-- START OF MATERIAL SHOWN --

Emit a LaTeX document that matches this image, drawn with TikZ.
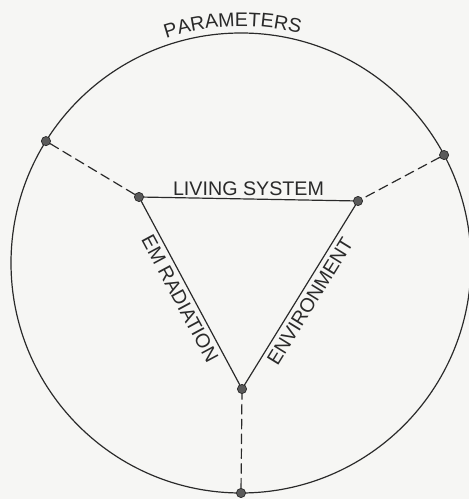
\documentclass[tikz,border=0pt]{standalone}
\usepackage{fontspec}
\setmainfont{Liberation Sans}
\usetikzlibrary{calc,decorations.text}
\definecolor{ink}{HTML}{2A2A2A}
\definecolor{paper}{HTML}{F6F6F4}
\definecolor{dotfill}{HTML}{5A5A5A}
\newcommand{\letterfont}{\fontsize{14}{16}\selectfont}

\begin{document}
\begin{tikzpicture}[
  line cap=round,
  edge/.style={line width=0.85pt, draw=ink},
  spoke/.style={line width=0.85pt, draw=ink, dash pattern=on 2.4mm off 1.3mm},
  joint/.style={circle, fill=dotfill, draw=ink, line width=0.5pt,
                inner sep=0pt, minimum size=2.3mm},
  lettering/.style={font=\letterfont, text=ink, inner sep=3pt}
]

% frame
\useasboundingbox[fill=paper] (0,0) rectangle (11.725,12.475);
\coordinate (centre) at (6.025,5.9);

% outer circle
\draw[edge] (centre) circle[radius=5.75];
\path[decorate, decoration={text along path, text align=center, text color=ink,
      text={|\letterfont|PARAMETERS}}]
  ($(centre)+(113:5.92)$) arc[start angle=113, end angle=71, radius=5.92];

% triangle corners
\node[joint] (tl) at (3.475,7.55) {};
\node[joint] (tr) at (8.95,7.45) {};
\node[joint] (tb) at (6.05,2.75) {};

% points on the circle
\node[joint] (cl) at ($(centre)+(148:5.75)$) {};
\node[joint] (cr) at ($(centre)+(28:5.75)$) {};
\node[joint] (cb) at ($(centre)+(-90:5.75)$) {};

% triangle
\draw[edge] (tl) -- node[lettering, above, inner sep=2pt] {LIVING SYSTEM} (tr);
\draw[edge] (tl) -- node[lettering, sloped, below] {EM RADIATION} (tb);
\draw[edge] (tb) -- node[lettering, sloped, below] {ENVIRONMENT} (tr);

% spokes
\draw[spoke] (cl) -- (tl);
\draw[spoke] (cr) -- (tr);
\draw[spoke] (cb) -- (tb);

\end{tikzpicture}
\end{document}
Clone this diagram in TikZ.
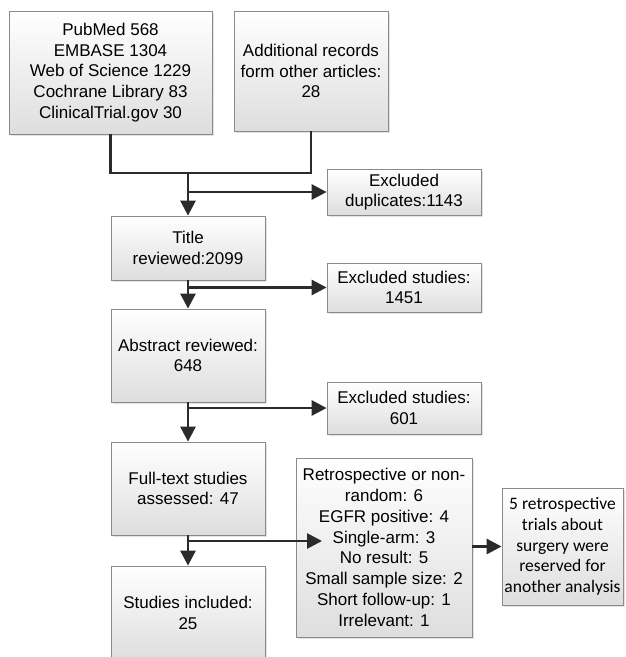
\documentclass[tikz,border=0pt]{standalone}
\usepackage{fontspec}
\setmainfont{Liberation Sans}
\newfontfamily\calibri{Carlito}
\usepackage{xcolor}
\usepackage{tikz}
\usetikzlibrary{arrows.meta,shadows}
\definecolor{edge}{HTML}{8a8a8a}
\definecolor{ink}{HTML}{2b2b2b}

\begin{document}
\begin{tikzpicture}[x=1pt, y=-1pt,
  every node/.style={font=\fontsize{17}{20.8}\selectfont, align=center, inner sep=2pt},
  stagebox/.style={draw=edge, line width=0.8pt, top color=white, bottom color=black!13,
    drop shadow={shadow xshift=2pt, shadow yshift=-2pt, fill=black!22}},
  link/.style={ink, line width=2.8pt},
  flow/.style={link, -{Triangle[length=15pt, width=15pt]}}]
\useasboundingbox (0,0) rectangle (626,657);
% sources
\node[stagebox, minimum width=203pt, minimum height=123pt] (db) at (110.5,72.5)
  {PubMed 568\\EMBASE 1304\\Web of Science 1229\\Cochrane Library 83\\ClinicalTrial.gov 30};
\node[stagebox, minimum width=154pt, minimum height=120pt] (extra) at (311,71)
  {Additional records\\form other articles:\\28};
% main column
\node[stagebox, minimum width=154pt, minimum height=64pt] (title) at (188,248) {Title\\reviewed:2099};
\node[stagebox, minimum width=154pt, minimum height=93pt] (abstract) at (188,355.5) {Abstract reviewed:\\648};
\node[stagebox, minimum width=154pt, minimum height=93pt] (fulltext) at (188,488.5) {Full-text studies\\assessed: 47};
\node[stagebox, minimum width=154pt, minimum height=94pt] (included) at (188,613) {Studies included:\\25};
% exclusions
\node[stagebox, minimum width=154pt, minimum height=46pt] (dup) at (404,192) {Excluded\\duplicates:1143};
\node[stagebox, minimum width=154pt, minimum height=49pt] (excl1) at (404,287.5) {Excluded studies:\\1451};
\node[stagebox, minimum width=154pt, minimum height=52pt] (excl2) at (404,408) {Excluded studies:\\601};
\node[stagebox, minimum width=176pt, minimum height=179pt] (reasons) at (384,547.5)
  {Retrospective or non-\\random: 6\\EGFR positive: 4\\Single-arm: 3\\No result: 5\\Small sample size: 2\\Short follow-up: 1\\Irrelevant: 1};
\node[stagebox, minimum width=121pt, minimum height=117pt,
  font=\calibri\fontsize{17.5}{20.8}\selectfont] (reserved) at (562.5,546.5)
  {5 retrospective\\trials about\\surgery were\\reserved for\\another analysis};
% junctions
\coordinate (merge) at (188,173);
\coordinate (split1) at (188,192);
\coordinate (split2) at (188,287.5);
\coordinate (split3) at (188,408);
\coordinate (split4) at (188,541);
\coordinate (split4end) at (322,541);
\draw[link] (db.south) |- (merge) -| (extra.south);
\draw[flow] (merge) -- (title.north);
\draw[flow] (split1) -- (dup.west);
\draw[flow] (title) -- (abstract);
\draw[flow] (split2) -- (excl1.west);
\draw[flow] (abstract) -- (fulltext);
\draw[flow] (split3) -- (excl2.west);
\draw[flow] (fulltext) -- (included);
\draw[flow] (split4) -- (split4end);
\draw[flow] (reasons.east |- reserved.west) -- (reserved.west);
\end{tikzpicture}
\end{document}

-- END OF MATERIAL SHOWN --

DIRECTIVE: Copy out all the data without changing anything, and drop the pictures.

WRITTEN ANSWER:
Emit a LaTeX document that matches this image, drawn with TikZ.
\documentclass[tikz,border=0pt]{standalone}
\usepackage{fontspec}
\setmainfont{Liberation Sans}
\usetikzlibrary{calc,decorations.text}
\definecolor{ink}{HTML}{2A2A2A}
\definecolor{paper}{HTML}{F6F6F4}
\definecolor{dotfill}{HTML}{5A5A5A}
\newcommand{\letterfont}{\fontsize{14}{16}\selectfont}

\begin{document}
\begin{tikzpicture}[
  line cap=round,
  edge/.style={line width=0.85pt, draw=ink},
  spoke/.style={line width=0.85pt, draw=ink, dash pattern=on 2.4mm off 1.3mm},
  joint/.style={circle, fill=dotfill, draw=ink, line width=0.5pt,
                inner sep=0pt, minimum size=2.3mm},
  lettering/.style={font=\letterfont, text=ink, inner sep=3pt}
]

% frame
\useasboundingbox[fill=paper] (0,0) rectangle (11.725,12.475);
\coordinate (centre) at (6.025,5.9);

% outer circle
\draw[edge] (centre) circle[radius=5.75];
\path[decorate, decoration={text along path, text align=center, text color=ink,
      text={|\letterfont|PARAMETERS}}]
  ($(centre)+(113:5.92)$) arc[start angle=113, end angle=71, radius=5.92];

% triangle corners
\node[joint] (tl) at (3.475,7.55) {};
\node[joint] (tr) at (8.95,7.45) {};
\node[joint] (tb) at (6.05,2.75) {};

% points on the circle
\node[joint] (cl) at ($(centre)+(148:5.75)$) {};
\node[joint] (cr) at ($(centre)+(28:5.75)$) {};
\node[joint] (cb) at ($(centre)+(-90:5.75)$) {};

% triangle
\draw[edge] (tl) -- node[lettering, above, inner sep=2pt] {LIVING SYSTEM} (tr);
\draw[edge] (tl) -- node[lettering, sloped, below] {EM RADIATION} (tb);
\draw[edge] (tb) -- node[lettering, sloped, below] {ENVIRONMENT} (tr);

% spokes
\draw[spoke] (cl) -- (tl);
\draw[spoke] (cr) -- (tr);
\draw[spoke] (cb) -- (tb);

\end{tikzpicture}
\end{document}
Clone this diagram in TikZ.
\documentclass[tikz,border=0pt]{standalone}
\usepackage{fontspec}
\setmainfont{Liberation Sans}
\newfontfamily\calibri{Carlito}
\usepackage{xcolor}
\usepackage{tikz}
\usetikzlibrary{arrows.meta,shadows}
\definecolor{edge}{HTML}{8a8a8a}
\definecolor{ink}{HTML}{2b2b2b}

\begin{document}
\begin{tikzpicture}[x=1pt, y=-1pt,
  every node/.style={font=\fontsize{17}{20.8}\selectfont, align=center, inner sep=2pt},
  stagebox/.style={draw=edge, line width=0.8pt, top color=white, bottom color=black!13,
    drop shadow={shadow xshift=2pt, shadow yshift=-2pt, fill=black!22}},
  link/.style={ink, line width=2.8pt},
  flow/.style={link, -{Triangle[length=15pt, width=15pt]}}]
\useasboundingbox (0,0) rectangle (626,657);
% sources
\node[stagebox, minimum width=203pt, minimum height=123pt] (db) at (110.5,72.5)
  {PubMed 568\\EMBASE 1304\\Web of Science 1229\\Cochrane Library 83\\ClinicalTrial.gov 30};
\node[stagebox, minimum width=154pt, minimum height=120pt] (extra) at (311,71)
  {Additional records\\form other articles:\\28};
% main column
\node[stagebox, minimum width=154pt, minimum height=64pt] (title) at (188,248) {Title\\reviewed:2099};
\node[stagebox, minimum width=154pt, minimum height=93pt] (abstract) at (188,355.5) {Abstract reviewed:\\648};
\node[stagebox, minimum width=154pt, minimum height=93pt] (fulltext) at (188,488.5) {Full-text studies\\assessed: 47};
\node[stagebox, minimum width=154pt, minimum height=94pt] (included) at (188,613) {Studies included:\\25};
% exclusions
\node[stagebox, minimum width=154pt, minimum height=46pt] (dup) at (404,192) {Excluded\\duplicates:1143};
\node[stagebox, minimum width=154pt, minimum height=49pt] (excl1) at (404,287.5) {Excluded studies:\\1451};
\node[stagebox, minimum width=154pt, minimum height=52pt] (excl2) at (404,408) {Excluded studies:\\601};
\node[stagebox, minimum width=176pt, minimum height=179pt] (reasons) at (384,547.5)
  {Retrospective or non-\\random: 6\\EGFR positive: 4\\Single-arm: 3\\No result: 5\\Small sample size: 2\\Short follow-up: 1\\Irrelevant: 1};
\node[stagebox, minimum width=121pt, minimum height=117pt,
  font=\calibri\fontsize{17.5}{20.8}\selectfont] (reserved) at (562.5,546.5)
  {5 retrospective\\trials about\\surgery were\\reserved for\\another analysis};
% junctions
\coordinate (merge) at (188,173);
\coordinate (split1) at (188,192);
\coordinate (split2) at (188,287.5);
\coordinate (split3) at (188,408);
\coordinate (split4) at (188,541);
\coordinate (split4end) at (322,541);
\draw[link] (db.south) |- (merge) -| (extra.south);
\draw[flow] (merge) -- (title.north);
\draw[flow] (split1) -- (dup.west);
\draw[flow] (title) -- (abstract);
\draw[flow] (split2) -- (excl1.west);
\draw[flow] (abstract) -- (fulltext);
\draw[flow] (split3) -- (excl2.west);
\draw[flow] (fulltext) -- (included);
\draw[flow] (split4) -- (split4end);
\draw[flow] (reasons.east |- reserved.west) -- (reserved.west);
\end{tikzpicture}
\end{document}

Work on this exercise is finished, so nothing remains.